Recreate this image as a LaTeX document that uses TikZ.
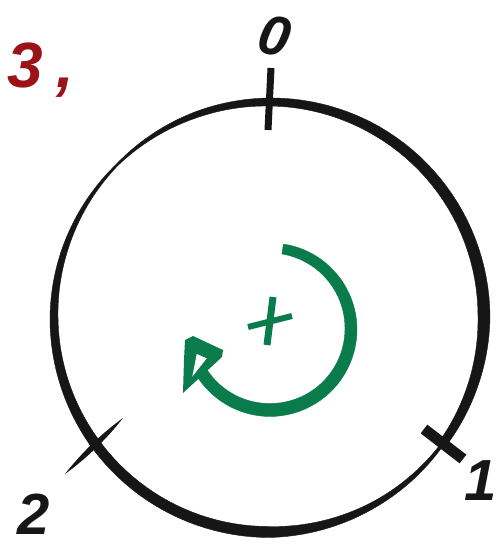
\documentclass[tikz,border=0pt]{standalone}
\usepackage{fontspec}
\setmainfont{Liberation Sans}
\definecolor{ink}{RGB}{22,22,22}
\definecolor{redink}{RGB}{155,18,24}
\definecolor{greenink}{RGB}{10,124,76}
% #1 cx, #2 cy, #3 radius, #4 start angle, #5 end angle, #6 start width, #7 end width, #8 colour
\newcommand\brushring[8]{%
  \filldraw[#8,line width=0.4pt]
    plot[domain=#4:#5,samples=24]
      ({#1+(#3+0.5*((#6)+((#7)-(#6))*(\x-(#4))/((#5)-(#4))))*cos(\x)},
       {#2-(#3+0.5*((#6)+((#7)-(#6))*(\x-(#4))/((#5)-(#4))))*sin(\x)})
    -- plot[domain=#5:#4,samples=24]
      ({#1+(#3-0.5*((#6)+((#7)-(#6))*(\x-(#4))/((#5)-(#4))))*cos(\x)},
       {#2-(#3-0.5*((#6)+((#7)-(#6))*(\x-(#4))/((#5)-(#4))))*sin(\x)})
    -- cycle;}
\tikzset{
  digit/.style={inner sep=0pt, text=ink, font=\bfseries\itshape},
  tickmark/.style={draw=ink, line cap=butt},
}
\begin{document}
\begin{tikzpicture}[x=1pt,y=-1pt]
\fill[white] (0,0) rectangle (499,549);
\useasboundingbox (0,0) rectangle (499,549);

% main circle, brush-like variable width (centre 269,317; r 215)
\brushring{269}{317}{215}{-37}{-60}{3}{6}{ink}
\brushring{269}{317}{215}{-60}{-90}{6}{11}{ink}
\brushring{269}{317}{215}{-90}{-145}{11}{10}{ink}
\brushring{269}{317}{215}{-145}{-180}{10}{8}{ink}
\brushring{269}{317}{215}{-180}{-197}{8}{6}{ink}
\brushring{269}{317}{215}{-197}{-225}{6}{2}{ink}
\brushring{269}{317}{215}{-225}{-250}{2}{6}{ink}
\brushring{269}{317}{215}{-250}{-270}{6}{8}{ink}
\brushring{269}{317}{215}{-270}{-300}{8}{10}{ink}
\brushring{269}{317}{215}{-300}{-360}{10}{12}{ink}
\brushring{269}{317}{215}{-360}{-397}{12}{8}{ink}

% tick marks
\coordinate (t0a) at (271,68);  \coordinate (t0b) at (268,130);
\draw[tickmark, line width=7pt] (t0a) -- (t0b);
\coordinate (t1a) at (424,429); \coordinate (t1b) at (463,459);
\draw[tickmark, line width=11pt] (t1a) -- (t1b);
\fill[ink] (123,418) .. controls (106.3,439.4) and (86.9,458.0) .. (65,474)
           .. controls (81.7,452.6) and (101.1,434.0) .. (123,418) -- cycle;

% labels
\node[digit, font=\fontsize{56}{56}\selectfont\bfseries\itshape, anchor=base, rotate=-12] (l0) at (271,55) {0};
\node[digit, font=\fontsize{58}{58}\selectfont\bfseries\itshape, anchor=base east] (l1) at (497,500) {1};
\node[digit, font=\fontsize{58}{58}\selectfont\bfseries\itshape, anchor=base] (l2) at (34,534) {2};
\node[digit, text=redink, font=\fontsize{64}{64}\selectfont\bfseries\itshape, anchor=base west] (l3) at (7,87) {3\kern14pt,};

% green rotation arrow (centre 270,329; r 81)
\brushring{270}{329}{81}{81}{0}{10}{12}{greenink}
\brushring{270}{329}{81}{0}{-90}{12}{13}{greenink}
\brushring{270}{329}{81}{-90}{-147}{13}{12}{greenink}
\fill[greenink] (185,340) -- (193,336) -- (223,350) -- (222,357) -- (183,393) -- (184,360) -- cycle;
\fill[white] (196.7,354) -- (192.3,376.7) -- (206.7,358.3) -- cycle;

% plus sign
\coordinate (pva) at (273,297); \coordinate (pvb) at (267,345);
\coordinate (pha) at (248,327); \coordinate (phb) at (292,316);
\draw[draw=greenink, line width=7pt] (pva) -- (pvb);
\draw[draw=greenink, line width=6pt] (pha) -- (phb);
\end{tikzpicture}
\end{document}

-- -- --

[Stated problem]: Return the listing above unchanged, apart from dropping its pictures.

[Reply to the task]:
Recreate this image as a LaTeX document that uses TikZ.
\documentclass[tikz,border=0pt]{standalone}
\usepackage{fontspec}
\setmainfont{Liberation Sans}
\definecolor{ink}{RGB}{22,22,22}
\definecolor{redink}{RGB}{155,18,24}
\definecolor{greenink}{RGB}{10,124,76}
% #1 cx, #2 cy, #3 radius, #4 start angle, #5 end angle, #6 start width, #7 end width, #8 colour
\newcommand\brushring[8]{%
  \filldraw[#8,line width=0.4pt]
    plot[domain=#4:#5,samples=24]
      ({#1+(#3+0.5*((#6)+((#7)-(#6))*(\x-(#4))/((#5)-(#4))))*cos(\x)},
       {#2-(#3+0.5*((#6)+((#7)-(#6))*(\x-(#4))/((#5)-(#4))))*sin(\x)})
    -- plot[domain=#5:#4,samples=24]
      ({#1+(#3-0.5*((#6)+((#7)-(#6))*(\x-(#4))/((#5)-(#4))))*cos(\x)},
       {#2-(#3-0.5*((#6)+((#7)-(#6))*(\x-(#4))/((#5)-(#4))))*sin(\x)})
    -- cycle;}
\tikzset{
  digit/.style={inner sep=0pt, text=ink, font=\bfseries\itshape},
  tickmark/.style={draw=ink, line cap=butt},
}
\begin{document}
\begin{tikzpicture}[x=1pt,y=-1pt]
\fill[white] (0,0) rectangle (499,549);
\useasboundingbox (0,0) rectangle (499,549);

% main circle, brush-like variable width (centre 269,317; r 215)
\brushring{269}{317}{215}{-37}{-60}{3}{6}{ink}
\brushring{269}{317}{215}{-60}{-90}{6}{11}{ink}
\brushring{269}{317}{215}{-90}{-145}{11}{10}{ink}
\brushring{269}{317}{215}{-145}{-180}{10}{8}{ink}
\brushring{269}{317}{215}{-180}{-197}{8}{6}{ink}
\brushring{269}{317}{215}{-197}{-225}{6}{2}{ink}
\brushring{269}{317}{215}{-225}{-250}{2}{6}{ink}
\brushring{269}{317}{215}{-250}{-270}{6}{8}{ink}
\brushring{269}{317}{215}{-270}{-300}{8}{10}{ink}
\brushring{269}{317}{215}{-300}{-360}{10}{12}{ink}
\brushring{269}{317}{215}{-360}{-397}{12}{8}{ink}

% tick marks
\coordinate (t0a) at (271,68);  \coordinate (t0b) at (268,130);
\draw[tickmark, line width=7pt] (t0a) -- (t0b);
\coordinate (t1a) at (424,429); \coordinate (t1b) at (463,459);
\draw[tickmark, line width=11pt] (t1a) -- (t1b);
\fill[ink] (123,418) .. controls (106.3,439.4) and (86.9,458.0) .. (65,474)
           .. controls (81.7,452.6) and (101.1,434.0) .. (123,418) -- cycle;

% labels
\node[digit, font=\fontsize{56}{56}\selectfont\bfseries\itshape, anchor=base, rotate=-12] (l0) at (271,55) {0};
\node[digit, font=\fontsize{58}{58}\selectfont\bfseries\itshape, anchor=base east] (l1) at (497,500) {1};
\node[digit, font=\fontsize{58}{58}\selectfont\bfseries\itshape, anchor=base] (l2) at (34,534) {2};
\node[digit, text=redink, font=\fontsize{64}{64}\selectfont\bfseries\itshape, anchor=base west] (l3) at (7,87) {3\kern14pt,};

% green rotation arrow (centre 270,329; r 81)
\brushring{270}{329}{81}{81}{0}{10}{12}{greenink}
\brushring{270}{329}{81}{0}{-90}{12}{13}{greenink}
\brushring{270}{329}{81}{-90}{-147}{13}{12}{greenink}
\fill[greenink] (185,340) -- (193,336) -- (223,350) -- (222,357) -- (183,393) -- (184,360) -- cycle;
\fill[white] (196.7,354) -- (192.3,376.7) -- (206.7,358.3) -- cycle;

% plus sign
\coordinate (pva) at (273,297); \coordinate (pvb) at (267,345);
\coordinate (pha) at (248,327); \coordinate (phb) at (292,316);
\draw[draw=greenink, line width=7pt] (pva) -- (pvb);
\draw[draw=greenink, line width=6pt] (pha) -- (phb);
\end{tikzpicture}
\end{document}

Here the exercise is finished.